Mel Collins notes that back in the early ‘70s when King Crimson was a quartet, they were playing challenging material. “We used to play ‘21st Century Schizoid Man, and as a four-piece, we played it really well,” he says. “It’s not so easy with the seven-piece.” Yet somehow, if the seven-headed beast doesn’t make performance of the complex material look easy, it definitely conveys the impression that this lot knows what it’s doing.

There’s an old adage among musicians about the importance of the spaces between the notes. And that’s one that the members of King Crimson have taken to heart. Sometimes the music is so dense that the best thing for one or another of the players to do is…nothing. And that’s a daunting prospect, especially if you’re a drummer whose kit is set out near the front edge of the stage, well-illuminated and in full view of the audience.

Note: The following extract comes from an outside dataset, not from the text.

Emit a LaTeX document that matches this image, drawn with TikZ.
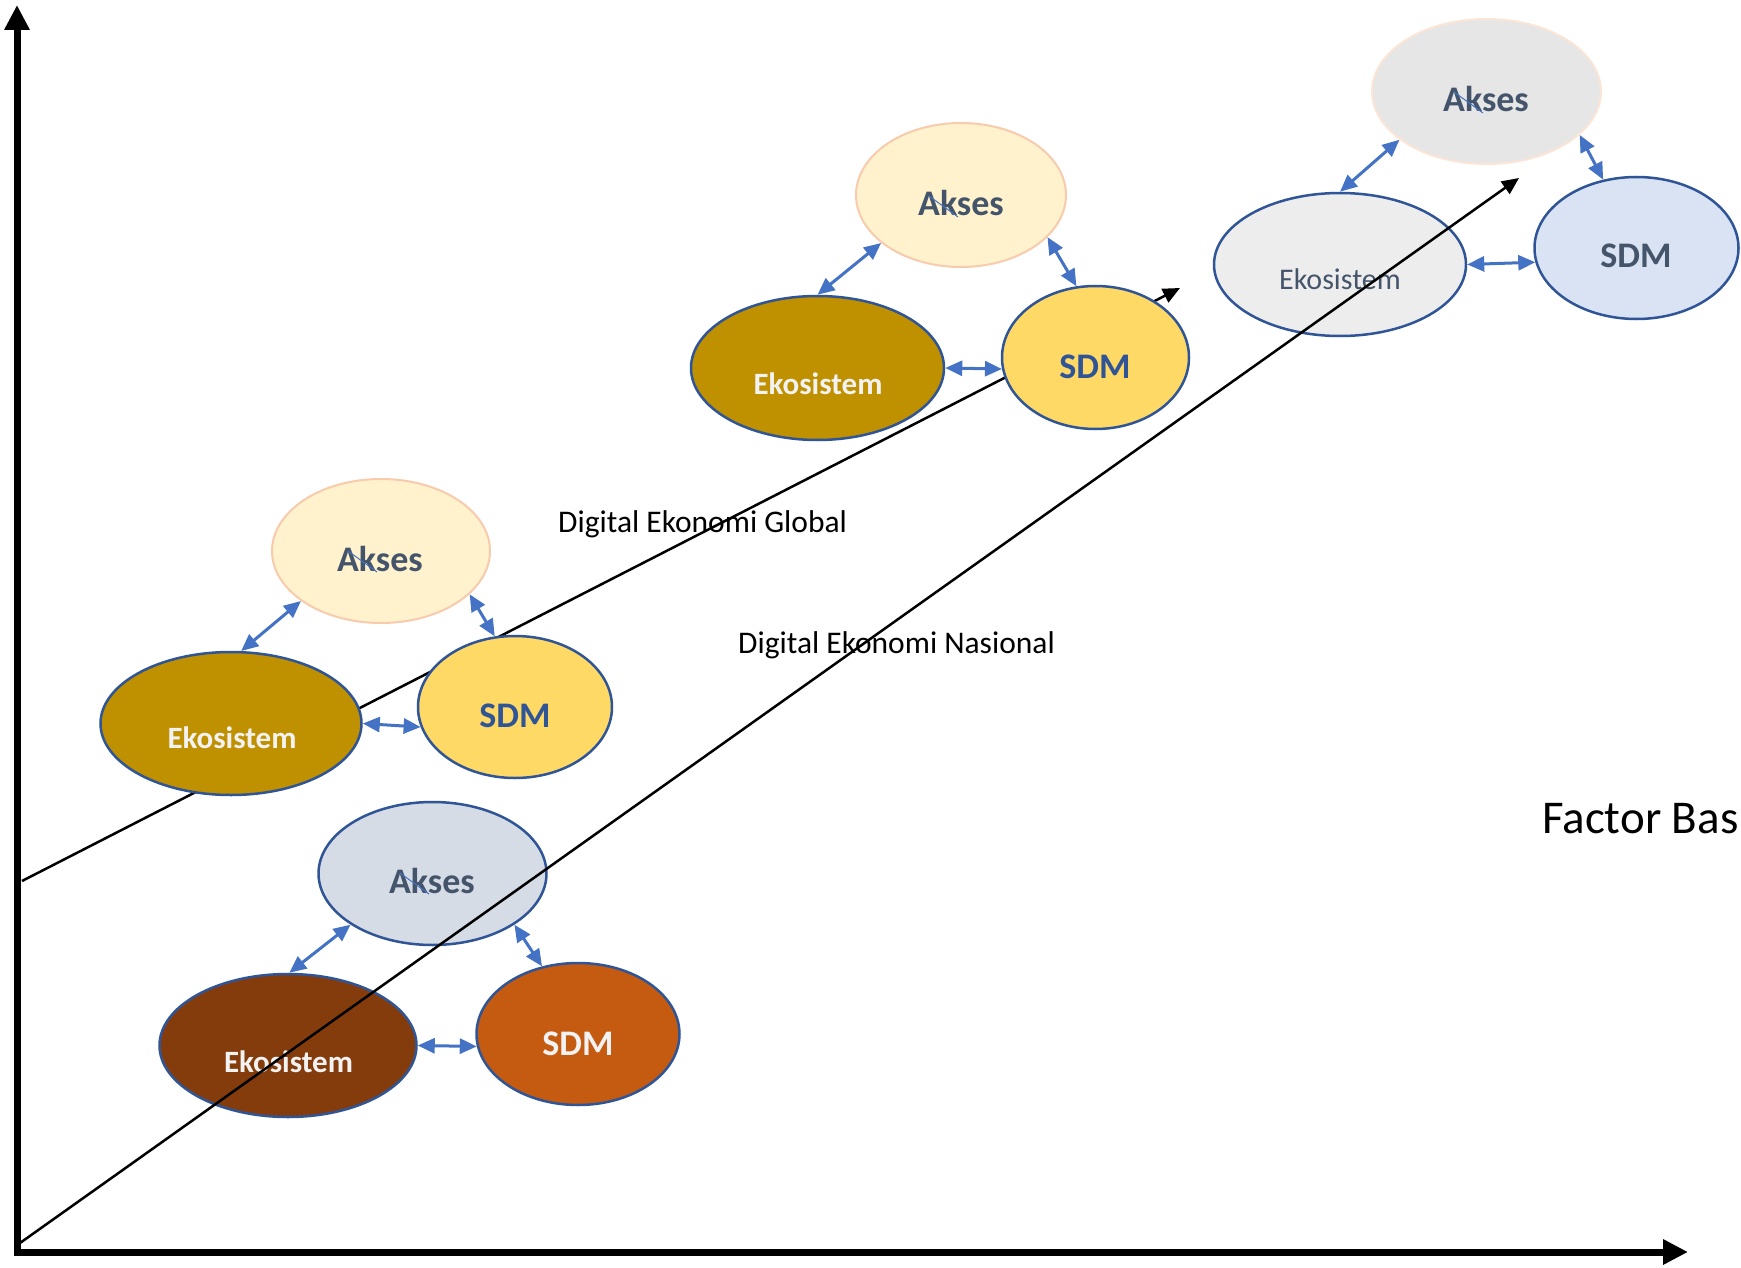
\documentclass[tikz,border=0pt]{standalone}
\usepackage{fontspec}
\setmainfont{Carlito}
\usetikzlibrary{arrows.meta,shapes.geometric,calc}
\definecolor{bordblue}{HTML}{2F5597}
\definecolor{arrblue}{HTML}{4472C4}
\definecolor{slate}{HTML}{44546A}
\definecolor{whitish}{HTML}{F2F2F2}
\definecolor{pinkedge}{HTML}{F8CBAD}
\definecolor{peachedge}{HTML}{FBE5D6}
\definecolor{aksesA}{HTML}{D6DCE5}
\definecolor{ekoA}{HTML}{843C0C}
\definecolor{sdmA}{HTML}{C55A11}
\definecolor{aksesB}{HTML}{FFF2CC}
\definecolor{ekoB}{HTML}{BF9000}
\definecolor{sdmB}{HTML}{FFD966}
\definecolor{aksesC}{HTML}{E7E6E6}
\definecolor{ekoC}{HTML}{EDEDED}
\definecolor{sdmC}{HTML}{DAE3F3}
\begin{document}
\begin{tikzpicture}[x=1pt,y=-1pt,
  ell/.style={ellipse, inner sep=0pt, line width=2.5pt, draw=bordblue},
  softell/.style={ellipse, inner sep=0pt, line width=2pt},
  txt/.style={anchor=base, inner sep=0pt},
  bigb/.style={txt, font=\fontsize{36}{40}\selectfont\bfseries},
  ekob/.style={txt, font=\fontsize{31}{36}\selectfont\bfseries},
  ekor/.style={txt, font=\fontsize{30}{36}\selectfont},
  lbl/.style={anchor=base west, inner sep=0pt, font=\fontsize{31.5}{36}\selectfont},
  link/.style={draw=arrblue, line width=3pt, {Triangle[length=17pt,width=15pt]}-{Triangle[length=17pt,width=15pt]}},
  stray/.style={draw=arrblue, line width=1pt},
  trend/.style={draw=black, line width=2.5pt, -{Triangle[length=17pt,width=15pt]}},
  axis/.style={draw=black, line width=7pt, line join=miter, {Triangle[length=25pt,width=24pt]}-{Triangle[length=25pt,width=24pt]}}
]
\useasboundingbox (0,0) rectangle (1741,1268);
\fill[white] (0,0) rectangle (1741,1268);

% axes
\coordinate (ytip) at (17,5);
\coordinate (orig) at (17,1252);
\coordinate (xtip) at (1688,1252);
\draw[axis] (ytip) -- (orig) -- (xtip);

% global trend line (behind)
\coordinate (gs) at (22,881);
\coordinate (ge) at (1180,288);
\draw[trend] (gs) -- (ge);

% group 1 (bottom)
\node[ell, fill=aksesA, minimum width=228pt, minimum height=143pt] (ak1) at (432.5,873.5) {};
\node[ell, fill=ekoA, minimum width=257pt, minimum height=143pt] (ek1) at (288,1045.5) {};
\node[ell, fill=sdmA, minimum width=203pt, minimum height=142pt] (sd1) at (578,1034) {};
\draw[link] (ek1.89) -- (ak1.212);
\draw[link] (ak1.-32) -- (sd1.118);
\draw[link] (ek1.0) -- (sd1.187);
\node[bigb, text=slate] (ak1t) at (432,893) {Akses};
\node[ekob, text=whitish] (ek1t) at (288.5,1072) {Ekosistem};
\node[bigb, text=whitish] (sd1t) at (578,1055) {SDM};

% group 2
\node[softell, draw=pinkedge, fill=aksesB, minimum width=218pt, minimum height=144pt] (ak2) at (381,551) {};
\node[ell, fill=ekoB, minimum width=261pt, minimum height=143pt] (ek2) at (231,723.5) {};
\node[ell, fill=sdmB, minimum width=194pt, minimum height=142pt] (sd2) at (515,707) {};
\draw[link] (ek2.82) -- (ak2.212);
\draw[link] (ak2.-26) -- (sd2.106);
\draw[link] (ek2.0) -- (sd2.192);
\node[bigb, text=slate] (ak2t) at (380,571) {Akses};
\node[ekob, text=whitish] (ek2t) at (232,748) {Ekosistem};
\node[bigb, text=bordblue] (sd2t) at (515,727) {SDM};

% group 3
\node[softell, draw=pinkedge, fill=aksesB, minimum width=210pt, minimum height=144pt] (ak3) at (961,195) {};
\node[ell, fill=ekoB, minimum width=253pt, minimum height=144pt] (ek3) at (817.5,368) {};
\node[ell, fill=sdmB, minimum width=187pt, minimum height=143pt] (sd3) at (1095.5,357.5) {};
\draw[link] (ek3.90) -- (ak3.211);
\draw[link] (ak3.-26) -- (sd3.105);
\draw[link] (ek3.0) -- (sd3.187);
\node[bigb, text=slate] (ak3t) at (961,216) {Akses};
\node[ekob, text=whitish] (ek3t) at (818,394) {Ekosistem};
\node[bigb, text=bordblue] (sd3t) at (1095,378) {SDM};

% group 4 (top right)
\node[softell, draw=peachedge, fill=aksesC, minimum width=229pt, minimum height=145pt] (ak4) at (1486.5,91.5) {};
\node[ell, fill=ekoC, minimum width=252pt, minimum height=143pt] (ek4) at (1340,264.5) {};
\node[ell, fill=sdmC, minimum width=204pt, minimum height=142pt] (sd4) at (1636.5,248) {};
\draw[link] (ek4.90) -- (ak4.209);
\draw[link] (ak4.-25) -- (sd4.116);
\draw[link] (ek4.0) -- (sd4.188);
\node[bigb, text=slate] (ak4t) at (1486,112) {Akses};
\node[ekor, text=slate] (ek4t) at (1340,290) {Ekosistem};
\node[bigb, text=slate] (sd4t) at (1636,268) {SDM};

% small stray strokes over "Ak"
\foreach \n in {1,2,3,4}{
  \draw[stray] ($(ak\n t.base)+(-32,-20)$) -- ($(ak\n t.base)+(-3,1)$);
}

% labels
\node[lbl] (glob) at (558,532) {Digital Ekonomi Global};
\node[lbl] (nas) at (738,653) {Digital Ekonomi Nasional};
\node[anchor=base west, inner sep=0pt, font=\fontsize{47}{52}\selectfont] (fb) at (1542,833) {Factor Bas};

% national trend line (on top)
\coordinate (ns) at (20,1243);
\coordinate (ne) at (1519,178);
\draw[trend] (ns) -- (ne);
\end{tikzpicture}
\end{document}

“I love to hear Jeremy and Gavin playing solo,” Mastelotto says. But when he lays out of a musical passage, he’s conscious of not wanting to be a distraction. “In the old days, the lights might go dark, and you could stand up and exit, or dry your face off with a towel,” he says. “But we can’t do that now.” King Crimson made the collective decision that all members would remain onstage throughout the performance; no schmaltzy spotlit solo turns for this aggregation. “We decided to approach it like when you see an orchestra or symphony: the bassoon player doesn’t leave, even if he’s waiting 500 bars for his moment.”

Speaking of moments, Mastelotto says that now is the time to attend a King Crimson concert.”I don’t know how much more touring we’re going to do,” he says. “Without getting too deep into it, I think that now is the time to catch the band.” Collins chooses his words carefully on the subject. “This is not a farewell tour,” he says. “But…we’ll see.”

Nothing is guaranteed, especially these days. And Fripp – who has “retired” a few times already – is 75. Levin is the same age; Collins is about year younger. Even the group’s youngest members Stacey and Harrison are nearing 60. And all seven are busy with myriad other musical projects outside of King Crimson. But as longtime followers of the band know, just because the group stops, that doesn’t mean it won’t start again someday. Yet if one thing can be assured, if it does go away and reappear, King Crimson X will almost certainly be different than what came before. That’s central to its…well, charm isn’t a word often applied to this band, so let’s say character.

Now as ever, everything about King Crimson’s music – its composition, its arrangement, its execution onstage, its history, its prospect of future activity – is a challenge. “It’s the age-old thing,” Mastelotto laughs as he twists a metaphor. “We’re trying to get ten pounds of music into a five-pound bag.”